Um Neverland ranken sich noch viele Fragen. Wir wissen nicht, was Greg und Tamara, die Henry dorthin entführen, mit dem Land zu tun haben und ob Peter Pan dort wirklich der Oberbösewicht ist, so wie es im Moment scheint. Wenn er es ist, welche Kräfte hat er? Ist er der Schatten, der die Kinder holt, oder befehligt er diesen nur? Das größte Rätsel aber bleibt, woher die Verlorenen Jungs ein Bild von Henry hatten, etwa 100 Jahre, bevor Henry überhaupt geboren wurde. Bei Henry laufen alle Schicksalsfäden zusammen, aber momentan sind diese noch sehr verknotet.

Eine wichtige Rolle in dieser Episode spielt auch Hook. Endlich lässt er seine Rachepläne fallen, oder legt sie zumindest auf Eis, um Henry zu retten. Er will damit wieder gut machen, dass es ihm nicht gelungen ist, sich um Baelfire, den Sohn seiner großen Liebe Milah, zu kümmern. Henry ist Milahs Enkel und Hooks Chance, dieser Familie, in die er hineingeplatzt ist und deren Schicksal er nicht unwesentlich mitbestimmt hat, etwas Gutes zu tun. Emmas Worte haben ihn erreicht. Für die Captain/Swan-Shipper ist die Aussicht, dass Emma und Hook nun auf engstem Raum zusammen sind, sicherlich sehr verlockend, allerdings könnte sich das Szenario vom Piraten, der die Heldin verführt, durch die ständige Anwesenheit der Eltern besagter Heldin etwas verkomplizieren.

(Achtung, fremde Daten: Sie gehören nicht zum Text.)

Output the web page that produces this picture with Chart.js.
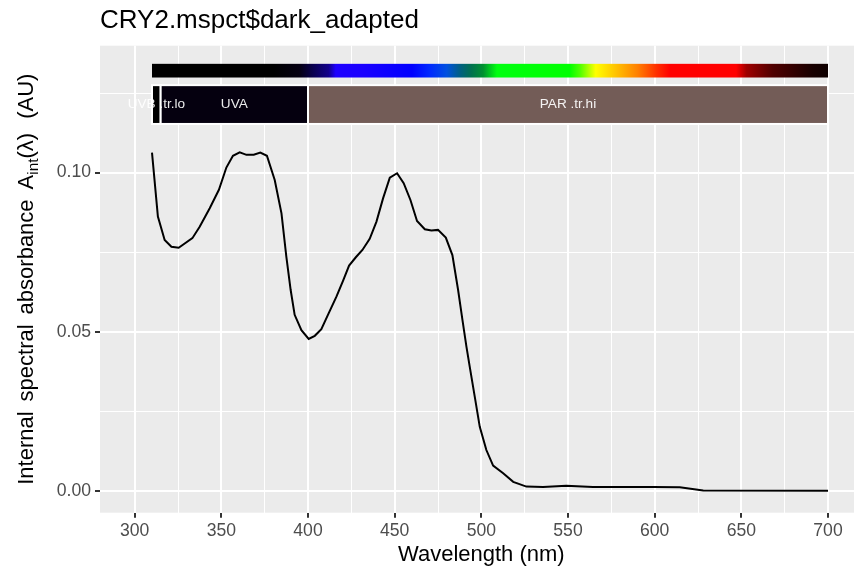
<!DOCTYPE html>
<html lang="en">
<head>
<meta charset="UTF-8">
<title>CRY2.mspct$dark_adapted</title>
<script src="https://cdn.jsdelivr.net/npm/chart.js"></script>
<style>
  html, body { margin: 0; padding: 0; background: #fff; overflow: hidden; }
  #wrap { width: 854px; height: 571px; }
</style>
</head>
<body>
<div id="wrap"><canvas id="chart" width="854" height="571"></canvas></div>
<script>
// spectrum
const wavelengths = [310, 313.4, 317.3, 321.2, 325.4, 333.3, 337.5, 343.3, 348.6, 352.9,
  356.7, 360.6, 364.5, 368.7, 372.5, 376.3, 380.8, 384.7, 387.5, 390.0,
  392.3, 396.2, 400.4, 403.9, 407.7, 411.5, 416.4, 420.2, 423.7, 427.6,
  431.4, 435.6, 439.5, 443.3, 447.2, 451.4, 455.2, 459.1, 462.9, 467.4,
  471.2, 475.0, 479.5, 483.3, 486.6, 489.1, 491.4, 493.3, 496.2, 499.1,
  502.9, 506.8, 512.6, 518.4, 526.0, 535.6, 549.0, 564.4, 599.0, 614.5,
  628.0, 700];
const absorbance = [0.1063, 0.0862, 0.0788, 0.0767, 0.0764, 0.0794, 0.0830, 0.0888, 0.0946, 0.1016,
  0.1053, 0.1064, 0.1056, 0.1056, 0.1063, 0.1053, 0.0977, 0.0872, 0.0736, 0.0631,
  0.0553, 0.0505, 0.0477, 0.0487, 0.0508, 0.0553, 0.0610, 0.0660, 0.0708, 0.0734,
  0.0757, 0.0792, 0.0846, 0.0919, 0.0984, 0.0998, 0.0967, 0.0914, 0.0848, 0.0822,
  0.0818, 0.0820, 0.0796, 0.0741, 0.0631, 0.0537, 0.0453, 0.0390, 0.0296, 0.0201,
  0.0128, 0.0079, 0.0055, 0.0028, 0.0013, 0.0012, 0.0016, 0.0012, 0.0012, 0.0011,
  0.0001, 0.0000];

const xMajorTicks = [300, 350, 400, 450, 500, 550, 600, 650, 700];
const xMinorTicks = [325, 375, 425, 475, 525, 575, 625, 675];
const yMajorTicks = [0, 0.05, 0.10];
const yMinorTicks = [0.025, 0.075, 0.125];

// waveband annotation
const bandNames = ['UVB .tr.lo', 'UVA', 'PAR .tr.hi'];
const bandStart = [310, 315, 400];
const bandEnd = [315, 400, 700];
const bandColors = ['#000000', '#05000F', '#735C57'];

// colours of the rainbow strip
const stripWl = [310, 380, 395, 403, 412, 416, 432, 460, 470, 480, 488, 494, 501, 509,
  551, 557, 566, 578, 590, 601, 609, 647, 653, 668, 691, 700];
const stripColors = ['#000000', '#000000', '#050012', '#0A0050', '#12008C', '#1E00FF', '#1A00FF',
  '#0000FF', '#0028FF', '#0050E0', '#006080', '#007050', '#009030', '#00FF10',
  '#00FF00', '#50FF00', '#FFFF00', '#FFC000', '#FF8000', '#FF3000', '#FF0000',
  '#FF0000', '#A00000', '#500000', '#180000', '#0E0000'];

const FONT = "'Liberation Sans', Arial, sans-serif";
const near = (arr, v) => arr.some(m => Math.abs(m - v) < 1e-9);

const decor = {
  id: 'decor',
  beforeDraw(chart) {
    const a = chart.chartArea, c = chart.ctx;
    c.save();
    c.fillStyle = '#EBEBEB';
    c.fillRect(a.left, a.top, a.right - a.left, a.bottom - a.top);
    c.restore();
  },
  afterDraw(chart) {
    const c = chart.ctx, xs = chart.scales.x, ys = chart.scales.y, a = chart.chartArea;
    c.save();

    // rainbow strip
    const x0 = xs.getPixelForValue(310), x1 = xs.getPixelForValue(700);
    const sTop = ys.getPixelForValue(0.1342), sBot = ys.getPixelForValue(0.1299);
    const g = c.createLinearGradient(x0, 0, x1, 0);
    stripWl.forEach((w, i) => g.addColorStop((w - 310) / 390, stripColors[i]));
    c.fillStyle = g;
    c.fillRect(x0, sTop, x1 - x0, sBot - sTop);

    // wavebands
    const bTop = ys.getPixelForValue(0.1275), bBot = ys.getPixelForValue(0.1153);
    c.lineWidth = 2;
    c.strokeStyle = '#FFFFFF';
    bandNames.forEach((n, i) => {
      const l = xs.getPixelForValue(bandStart[i]), r = xs.getPixelForValue(bandEnd[i]);
      c.fillStyle = bandColors[i];
      c.fillRect(l, bTop, r - l, bBot - bTop);
      c.strokeRect(l, bTop, r - l, bBot - bTop);
    });
    c.font = '13.6px ' + FONT;
    c.fillStyle = 'rgba(255,255,255,0.92)';
    c.textAlign = 'center';
    c.textBaseline = 'middle';
    bandNames.forEach((n, i) => {
      const m = xs.getPixelForValue((bandStart[i] + bandEnd[i]) / 2);
      c.fillText(n, m, (bTop + bBot) / 2);
    });

    // title
    c.fillStyle = '#000000';
    c.textAlign = 'left';
    c.textBaseline = 'alphabetic';
    c.font = '26px ' + FONT;
    c.fillText('CRY2.mspct$dark_adapted', 100, 28);

    // x title
    c.font = '22px ' + FONT;
    c.textAlign = 'center';
    c.fillText('Wavelength (nm)', xs.getPixelForValue(500), 561);

    // y title with subscript
    const big = '22px ' + FONT, small = '15.4px ' + FONT;
    const parts = [
      ['Internal', big, 0, 10], ['spectral', big, 0, 10], ['absorbance', big, 0, 10],
      ['A', big, 0, 0], ['int', small, 5, 0], ['(\u03BB)', big, 0, 14], ['(AU)', big, 0, 0]
    ];
    let total = 0;
    parts.forEach(p => { c.font = p[1]; total += c.measureText(p[0]).width + p[3]; });
    c.translate(33, (a.top + a.bottom) / 2);
    c.rotate(-Math.PI / 2);
    c.textAlign = 'left';
    let px = -total / 2;
    parts.forEach(p => {
      c.font = p[1];
      c.fillText(p[0], px, p[2]);
      px += c.measureText(p[0]).width + p[3];
    });
    c.restore();
  }
};

const tickFont = { family: FONT, size: 17.6 };

new Chart(document.getElementById('chart').getContext('2d'), {
  type: 'line',
  data: {
    datasets: [{
      data: wavelengths.map((w, i) => ({ x: w, y: absorbance[i] })),
      borderColor: '#000000',
      borderWidth: 2,
      pointRadius: 0,
      tension: 0,
      fill: false
    }]
  },
  options: {
    responsive: false,
    animation: false,
    layout: { padding: { top: 45.7, right: 0, bottom: 0, left: 0 } },
    plugins: { legend: { display: false }, tooltip: { enabled: false } },
    scales: {
      x: {
        type: 'linear',
        min: 280,
        max: 715,
        afterBuildTicks: s => { s.ticks = [...xMajorTicks, ...xMinorTicks].sort((p, q) => p - q).map(v => ({ value: v })); },
        afterFit: s => { s.height = 58.3; },
        border: { display: false },
        grid: {
          color: '#FFFFFF',
          lineWidth: c => near(xMajorTicks, c.tick.value) ? 2 : 1,
          tickColor: c => near(xMajorTicks, c.tick.value) ? '#333333' : 'rgba(0,0,0,0)',
          tickLength: 5,
          tickWidth: 2
        },
        ticks: {
          autoSkip: false,
          maxRotation: 0,
          padding: 3,
          color: '#4D4D4D',
          font: tickFont,
          callback: v => near(xMajorTicks, v) ? String(v) : ''
        }
      },
      y: {
        min: -0.0069,
        max: 0.1399,
        afterBuildTicks: s => { s.ticks = [...yMajorTicks, ...yMinorTicks].sort((p, q) => p - q).map(v => ({ value: v })); },
        afterFit: s => { s.width = 100; },
        border: { display: false },
        grid: {
          color: '#FFFFFF',
          lineWidth: c => near(yMajorTicks, c.tick.value) ? 2 : 1,
          tickColor: c => near(yMajorTicks, c.tick.value) ? '#333333' : 'rgba(0,0,0,0)',
          tickLength: 5,
          tickWidth: 2
        },
        ticks: {
          autoSkip: false,
          padding: 4,
          color: '#4D4D4D',
          font: tickFont,
          callback: v => near(yMajorTicks, v) ? v.toFixed(2) : ''
        }
      }
    }
  },
  plugins: [decor]
});
</script>
</body>
</html>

Insgesamt war Hook für mich in dieser Staffel eine Enttäuschung. Sein Einstand gestaltete sich durchaus viel versprechend, doch mit der Zeit geriet er fast zu einer Karikatur. Wie Wile E. Coyote dem Road Runner, ist er immer nur stumpf seinem Wunsch nach Rache an Mr. Gold gefolgt und hat dabei pausenlos auf die Mütze bekommen. Dieses Staffelfinale ist seit langem die erste Folge, in der Hook wieder Tiefe bekommt. Die Abkehr von seinen Racheplänen ist ein wichtiger Schritt, um diesem Charakter eine neue Richtung zu geben.

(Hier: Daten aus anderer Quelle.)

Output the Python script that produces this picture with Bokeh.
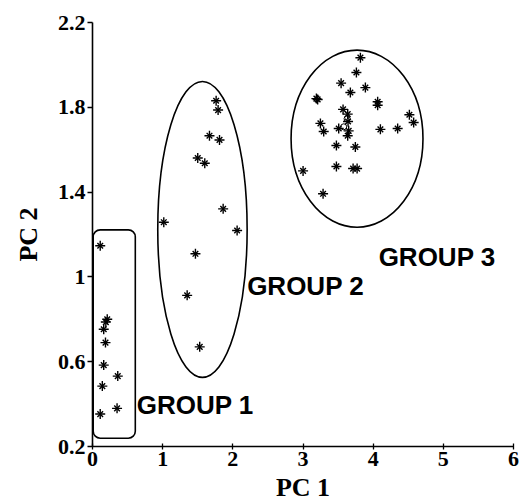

Belle erhält derweil ihre Erinnerungen zurück. Das passiert leider mal wieder etwas aus dem Nichts, aber das Ergebnis ist dennoch erfreulich. Jetzt, da Mr. Gold, die Charmings und Regina auf unbestimmte Zeit weg sind, braucht Storybrooke neue Helden, die sich um die Probleme der Stadt kümmern. Belle ist dazu definitiv besser geeignet als ihr Alter Ego Lacey. Zwar ist Belle keine Kriegerin, aber wir haben schon in früheren Folgen, besonders in #2.11 The Outsider, gesehen, dass sie andere Stärken hat. Sie ist klug, wissbegierig, einfühlsam und zuverlässig. Normalerweise würde man in der Abwesenheit der Charmings auch erwarten, dass Ruby eine Führungsrolle übernimmt, doch im Moment wird ihre Existenz mehr oder weniger totgeschwiegen. Das ist alles andere als optimal und muss zukünftig besser gelöst werden.

In den letzten Minuten dieses Finales gibt es ein Wiedersehen mit drei alten Bekannten: Aurora, Mulan und Prinz Phillip, den die beiden Frauen offenbar retten konnten. Wie, erfahren wir vielleicht im Laufe der dritten Staffel. Die drei finden den schwer verletzten Neal, der somit unfreiwillig den Weg zurück nach Hause, in die Märchenwelt, gefunden hat, während seine ganze Familie nun in Neverland weilt.